Katherine B. Forrest
Board of Governors
Partner at Paul, Weiss, Rifkind, Wharton & Garrison LLP
A partner in the Litigation Department, co-chair of the Digital Technology Group and a member of the Antitrust Practice Group, Katherine previously served as a U.S. District Judge for the Southern District of New York and as a Deputy Assistant Attorney General in the U.S. Department of Justice’s Antitrust Division. A veteran trial attorney, Katherine regularly handles sensitive investigations, complex commercial and antitrust litigation, intellectual property matters, high technology advisory and litigation matters (in the areas of artificial intelligence, cryptocurrency and blockchain).
EXPERIENCE
Katherine is widely considered among the nation’s foremost advisors on legal issues relating to technology, including artificial intelligence, big data, the digital environment, and high-speed trading and content distribution. A veteran trial attorney with more than 30 years of experience, she has led complex, high-stakes litigation spanning antitrust, copyright, patent, and media law, and regulatory and litigation matters at the intersection of technology and the law, including in relation to artificial intelligence, Web3 and digital assets. She has led numerous sensitive, high-profile investigations involving the DOJ, FTC and other U.S. and foreign regulators.
WRITING/SPEAKING
Katherine is a frequent speaker and published author in the areas of antitrust, intellectual property and investigations, and regularly writes and speaks on topics concerning the use of artificial intelligence in the practice of law and algorithmic bias. Katherine has authored two books entitled When Machines Can be Judge, Jury and Executioner: Justice in the Age of Artificial Intelligence (on algorithmic bias) and Is Justice Real When “Reality” is Not: The Construction of Ethical Systems in Virtual Worlds. She has appeared on the PBS show, NOVA, on algorithmic bias and artificial intelligence; and she authored the “Artificial Intelligence” treatise chapters for Business & Commercial Litigation in New York State Courts (Fifth Edition) and Business & Commercial Litigation in Federal Courts (Fifth Edition), respectively, and a chapter on emerging issues in copyright law and artificial intelligence in The Law of Artificial Intelligence and Smart Machines.

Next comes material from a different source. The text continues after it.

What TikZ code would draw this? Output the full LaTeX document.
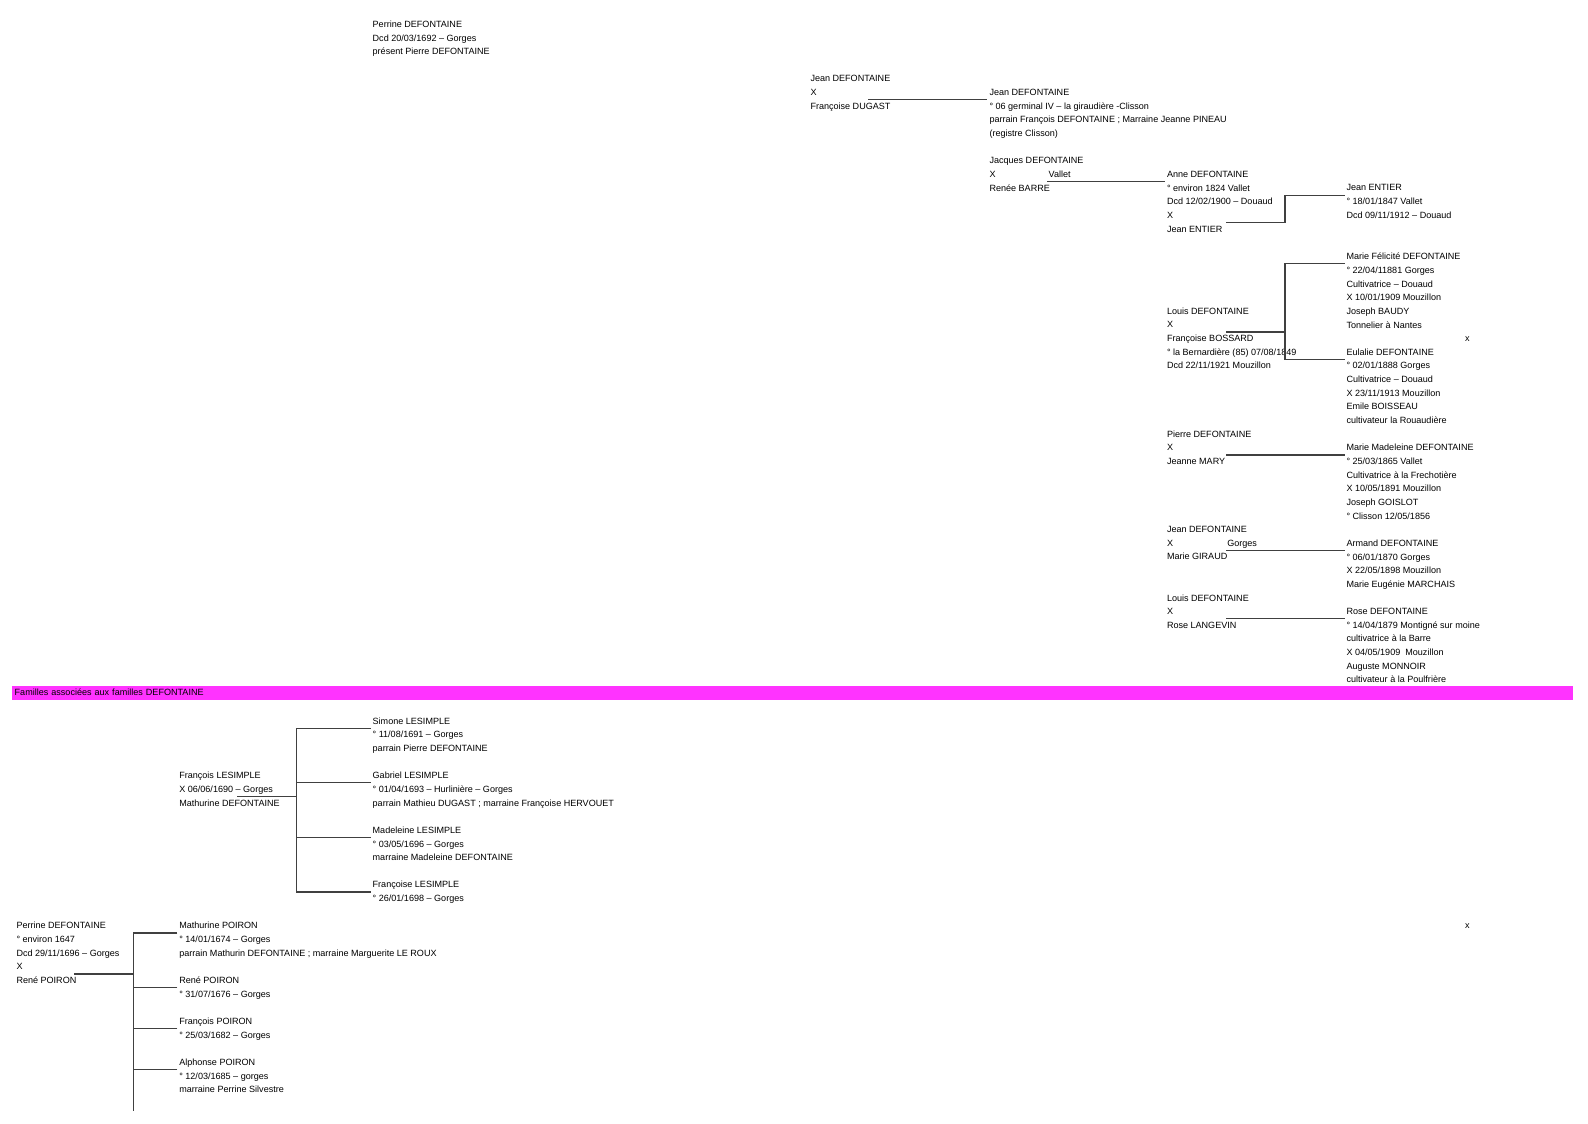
\documentclass[tikz,border=0pt]{standalone}
\usepackage{fontspec}
\setmainfont{Liberation Sans}
\usetikzlibrary{calc}
\definecolor{bandpink}{HTML}{FF33FF}

\begin{document}
\begin{tikzpicture}[
    x=1pt, y=-13.66pt,
    font=\fontsize{9.05}{13.66}\selectfont,
    person/.style={anchor=north west, inner sep=0pt, outer xsep=0pt, outer ysep=3pt, align=left, execute at begin node=\strut},
    tag/.style={person, yshift=3pt},
    link/.style={draw=black!75, line width=1.2pt},
    band/.style={anchor=north west, fill=bandpink, inner xsep=2.5pt, inner ysep=0pt, yshift=1pt, text width=1556pt, align=left, execute at begin node=\strut}
  ]
    \useasboundingbox (0,-1.306) rectangle (1588,80.906);

    \node[person] (perrine) at (372.7,0) {Perrine DEFONTAINE\\Dcd 20/03/1692 – Gorges\\présent Pierre DEFONTAINE};
    \node[person] (jean) at (810.5,4) {Jean DEFONTAINE\\X\\Françoise DUGAST};
    \node[person] (jeanfils) at (989.5,5) {Jean DEFONTAINE\\° 06 germinal IV – la giraudière -Clisson\\parrain François DEFONTAINE ; Marraine Jeanne PINEAU\\(registre Clisson)};
    \node[person] (jacques) at (989.5,10) {Jacques DEFONTAINE\\X\\Renée BARRE};
    \node[tag] (vallet) at (1048.7,11) {Vallet};
    \node[person] (anne) at (1167,11) {Anne DEFONTAINE\\° environ 1824 Vallet\\Dcd 12/02/1900 – Douaud\\X\\Jean ENTIER};
    \node[person] (entier) at (1346.5,12) {Jean ENTIER\\° 18/01/1847 Vallet\\Dcd 09/11/1912 – Douaud};
    \node[person] (louis) at (1167,21) {Louis DEFONTAINE\\X\\Françoise BOSSARD\\° la Bernardière (85) 07/08/1849\\Dcd 22/11/1921 Mouzillon};
    \node[person] (felicite) at (1346.5,17) {Marie Félicité DEFONTAINE\\° 22/04/11881 Gorges\\Cultivatrice – Douaud\\X 10/01/1909 Mouzillon\\Joseph BAUDY\\Tonnelier à Nantes};
    \node[person] (eulalie) at (1346.5,24) {Eulalie DEFONTAINE\\° 02/01/1888 Gorges\\Cultivatrice – Douaud\\X 23/11/1913 Mouzillon\\Emile BOISSEAU\\cultivateur la Rouaudière};
    \node[tag] (marqueA) at (1465,23) {x};
    \node[person] (pierre) at (1167,30) {Pierre DEFONTAINE\\X\\Jeanne MARY};
    \node[person] (madeleine) at (1346.5,31) {Marie Madeleine DEFONTAINE\\° 25/03/1865 Vallet\\Cultivatrice à la Frechotière\\X 10/05/1891 Mouzillon\\Joseph GOISLOT\\° Clisson 12/05/1856};
    \node[person] (jeangiraud) at (1167,37) {Jean DEFONTAINE\\X\\Marie GIRAUD};
    \node[tag] (gorges) at (1227.3,38) {Gorges};
    \node[person] (armand) at (1346.5,38) {Armand DEFONTAINE\\° 06/01/1870 Gorges\\X 22/05/1898 Mouzillon\\Marie Eugénie MARCHAIS};
    \node[person] (louislangevin) at (1167,42) {Louis DEFONTAINE\\X\\Rose LANGEVIN};
    \node[person] (rose) at (1346.5,43) {Rose DEFONTAINE\\° 14/04/1879 Montigné sur moine\\cultivatrice à la Barre\\X 04/05/1909\ \ Mouzillon\\Auguste MONNOIR\\cultivateur à la Poulfrière};

    \node[band] (familles) at (12,49) {Familles associées aux familles DEFONTAINE};

    \node[person] (simone) at (372.7,51) {Simone LESIMPLE\\° 11/08/1691 – Gorges\\parrain Pierre DEFONTAINE};
    \node[person] (francois) at (179.3,55) {François LESIMPLE\\X 06/06/1690 – Gorges\\Mathurine DEFONTAINE};
    \node[person] (gabriel) at (372.7,55) {Gabriel LESIMPLE\\° 01/04/1693 – Hurlinière – Gorges\\parrain Mathieu DUGAST ; marraine Françoise HERVOUET};
    \node[person] (madlesimple) at (372.7,59) {Madeleine LESIMPLE\\° 03/05/1696 – Gorges\\marraine Madeleine DEFONTAINE};
    \node[person] (francoise) at (372.7,63) {Françoise LESIMPLE\\° 26/01/1698 – Gorges};

    \node[person] (perrine2) at (16.5,66) {Perrine DEFONTAINE\\° environ 1647\\Dcd 29/11/1696 – Gorges\\X\\René POIRON};
    \node[tag] (marqueB) at (1465,66) {x};
    \node[person] (mathurine) at (179.3,66) {Mathurine POIRON\\° 14/01/1674 – Gorges\\parrain Mathurin DEFONTAINE ; marraine Marguerite LE ROUX};
    \node[person] (rene) at (179.3,70) {René POIRON\\° 31/07/1676 – Gorges};
    \node[person] (fpoiron) at (179.3,73) {François POIRON\\° 25/03/1682 – Gorges};
    \node[person] (alphonse) at (179.3,76) {Alphonse POIRON\\° 12/03/1685 – gorges\\marraine Perrine Silvestre};
    \coordinate (suite) at (133.3,80);

    \draw[link] ($(jean.north west)+(57.5,2)$) -- ($(jeanfils.north west)+(-2.5,1)$);
    \draw[link] ($(jacques.north west)+(57.5,2)$) -- ($(anne.north west)+(-2,1)$);
    \draw[link] ($(anne.north west)+(59,4)$) -- ++(59,0) |- ($(entier.north west)+(-2,1)$);
    \draw[link] ($(louis.north west)+(59,2)$) -- ++(59,0);
    \draw[link] ($(felicite.north west)+(-2,1)$) -| ($(eulalie.north west)+(-61.5,1)$) -- ++(59.5,0);
    \foreach \a/\b in {pierre/madeleine, jeangiraud/armand, louislangevin/rose}
      \draw[link] ($(\a.north west)+(59,2)$) -- ($(\b.north west)+(-2,1)$);

    \draw[link] ($(francois.north west)+(57.7,2)$) -- ++(59.4,0);
    \draw[link] ($(simone.north west)+(-2,1)$) -| ($(francoise.north west)+(-76,1)$) -- ++(74,0);
    \foreach \c in {gabriel, madlesimple}
      \draw[link] ($(\c.north west)+(-2,1)$) -- ++(-74,0);

    \draw[link] ($(perrine2.north west)+(57.5,4)$) -- ++(59.3,0);
    \draw[link] ($(mathurine.north west)+(-2,1)$) -| (suite);
    \foreach \c in {rene, fpoiron, alphonse}
      \draw[link] ($(\c.north west)+(-2,1)$) -- ++(-44,0);
  \end{tikzpicture}
\end{document}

She is also a regular technology columnist for the New York Law Journal, earning a distinguished legal writing award in 2020 from The Burton Awards for her article “The Holographic Judge.”
Katherine delivered numerous talks in 2021 and 2022 at events hosted by the American Bar Association, the New York City Bar Association, the Federal Bar Association, the National Judicial College, the New York State Judicial Institute, The Future Society and UNESCO, among others, including on topics related to artificial intelligence, the metaverse, antitrust and international arbitration. She was a panelist on “The Path Towards an Enforceable EU AI Act,” at The Athens Roundtable on Artificial Intelligence and the Rule of Law and “Choosing Wisely: The Challenge of Interim Measures in Interational Arbitration,” at New York Arbitration Week. She has spoken numerous times on behalf of the National Judicial College, given keynote speeches on these issues before all of the New York State judges and trained judges on these issues internationally, including “The Transforming Role of Judicial Operators in Upholding the Rule of Law in the Age of AI,” at UNESCO and SMART Africa’s Virtual Inter-regional Training Program. She has been an adjunct professor of law at NYU School of Law for eight years where she co-teaches a course on Quantitative Methods and the Law.
INDUSTRY AWARDS AND RECOGNITION
Katherine is a member of the ABA Taskforce on Law and Artificial Intelligence and was recently named an individual Innovation Award winner in the New York Law Journal’s 2023 Legal Awards for her work in AI. She has also been recognized as a leading lawyer by numerous industry publications, including The American Lawyer, Benchmark Litigation, Chambers USA, Global Competition Review, IP Law & Business, Lawdragon and The Legal 500 US. She has received Benchmark Litigation’s Hall of Fame Award and has been named to the publication’s “Top 100 Trial Lawyers in America” list and “Top 250 Women in Litigation” list. She was named the 2022 New York City “Lawyer of the Year” by The Best Lawyers in America for Antitrust Law and in 2019, she was included in Crain’s New York Business’s list of “Notable Women in Law.” The American Lawyer recognized Katherine as one of 10 district court judges to watch and Law360 named her one of the 10 most influential recently appointed judges.